Thursday, July 30, 2015

Feelings are embarrassing.

I've been thinking that emotions are embarrassing.

The other night, I finally finished a paper for school that I'd been procrastinating all summer. When I left the library, the cool night air was exceptional. I drove home with the windows down, listening to "Dancing Queen," smiling at people walking by.

The emotions all ran together for a second, and I felt overwhelmingly good. The song, the night, the relief of finally being done. Even the pang of knowing that if I had procrastinated less, it wouldn't have been nearly so horrible made it sweeter. 

For no explicable reason, my friend Davi popped into my head. My eyes filled with tears. I love her so much! I'm so happy right now! I've never been so happy!

Then my mind said, "I've never been so happy? Did I sincerely just think that sentence?" 

And then I felt embarrassed. And I thought, All really deep sincere feelings of happiness are embarrassing.

And I think maybe all emotions are embarrassing--because you're being vulnerable with yourself, and even that's uncomfortable unless you're used to it. You almost beg yourself to show a little more discretion.

But realizing that you're embarrassing helps. Knowing that normal feelings make you feel embarrassed makes it seem more like embarrassing feelings should make you feel normal.

Like that guy I see every day at work that I'm attracted to for a few seconds, before my mind goes, "Ew." That's going to keep happening and I'm going to keep feeling embarrassed about it.

I'll probably feel embarrassed about writing this some day.

Monday, July 6, 2015

That's how you know.

I seems like everyone my age is always talking about how you know you're really an adult. Probably because it's basically impossible for us to really know.

I think part of it is when you want the Almond Joys more than any other candy in the assortment. It's also when you'd rather have
lemon frozen yogurt with raspberries than chocolate with chocolate chips.

It happens when you do your taxes the very next day after you get your W-2.

Today, it happened because I chose to listen to a podcast while I was running instead of music. A podcast about the economy.

That's how you know.

Thursday, July 2, 2015

The Four Seasons of 1989.

Fall was Shake It Off.

It was new and it was thrilling. Taylor had been around for a while, but here was a side of her no one had anticipated, a side which, you could feel instinctively, would be better than ever before. You danced in the car, in your room in the morning getting ready--anywhere. 

You stopped on it every time without fail when flipping through the radio stations. It was a bonus when you came in during the chorus and found out you hadn't missed the second verse. Forget the liars and the dirty, dirty cheats of the world; you were getting down to that sick beat.

Winter was Blank Space.

You thought you loved Shake It Off, but Blank Space made you go crazy. It was everything to you.
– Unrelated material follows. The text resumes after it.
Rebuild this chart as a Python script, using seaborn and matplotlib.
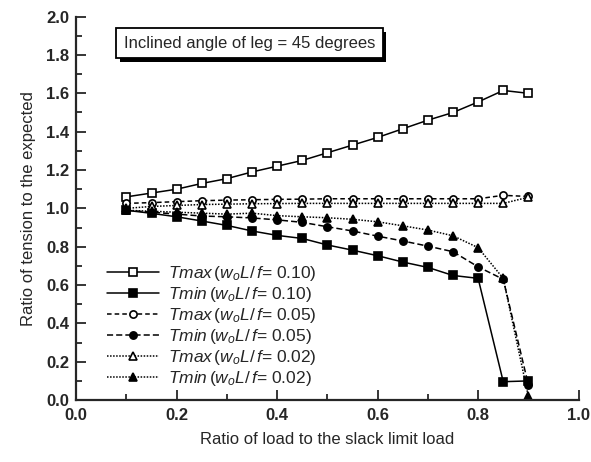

If you weren't listening to it over and over, it was stuck in your head. Everyone had their favorite shots in the video, and you had yours.

You stopped on it every time without fail when flipping through the radio stations. Tired drives home from school were suddenly energized. You were young and restless and took it way too far. It left you breathless, and you couldn't imagine any nasty scar.

Spring was Style.

That's when things went wrong. What happened, Taylor? You didn't like what she was saying or how she was saying it. Suddenly, the rhymes didn't seem all that clever. Most of the time, you pretended like Style had never happened, and you were quite happy.

But the radio gods had it out for you. Somehow, when you were flipping through the radio stations, you always managed to hear it from that tell-tale beginning. You changed the channel immediately. But sometimes you didn't. Because if you ignored part of what you were feeling, truth is you still liked it. When you'd go crashing down, you'd come back every time, after all.

And summer was Bad Blood.

Taylor's chance to turn things around. At first you thought she couldn't. It was, after all, all it had ever been: a lot more stupid rhymes, hidden in a catchy tune. But what a catchy tune. You found yourself saying, "Guys, I like it." Sometimes it seemed clear that she had made it up to you.

It came up on the radio more than ever. Half the time you changed it, half the time you stayed. And when you stayed, you turned it up loud and angry and sang loud and angry. Every time, for certain, you found yourself wishing you could go back--back to Shake It Off, back to Blank Space, even back to Style. Maybe even back to life before 1989. But if you live like that, you live with ghosts.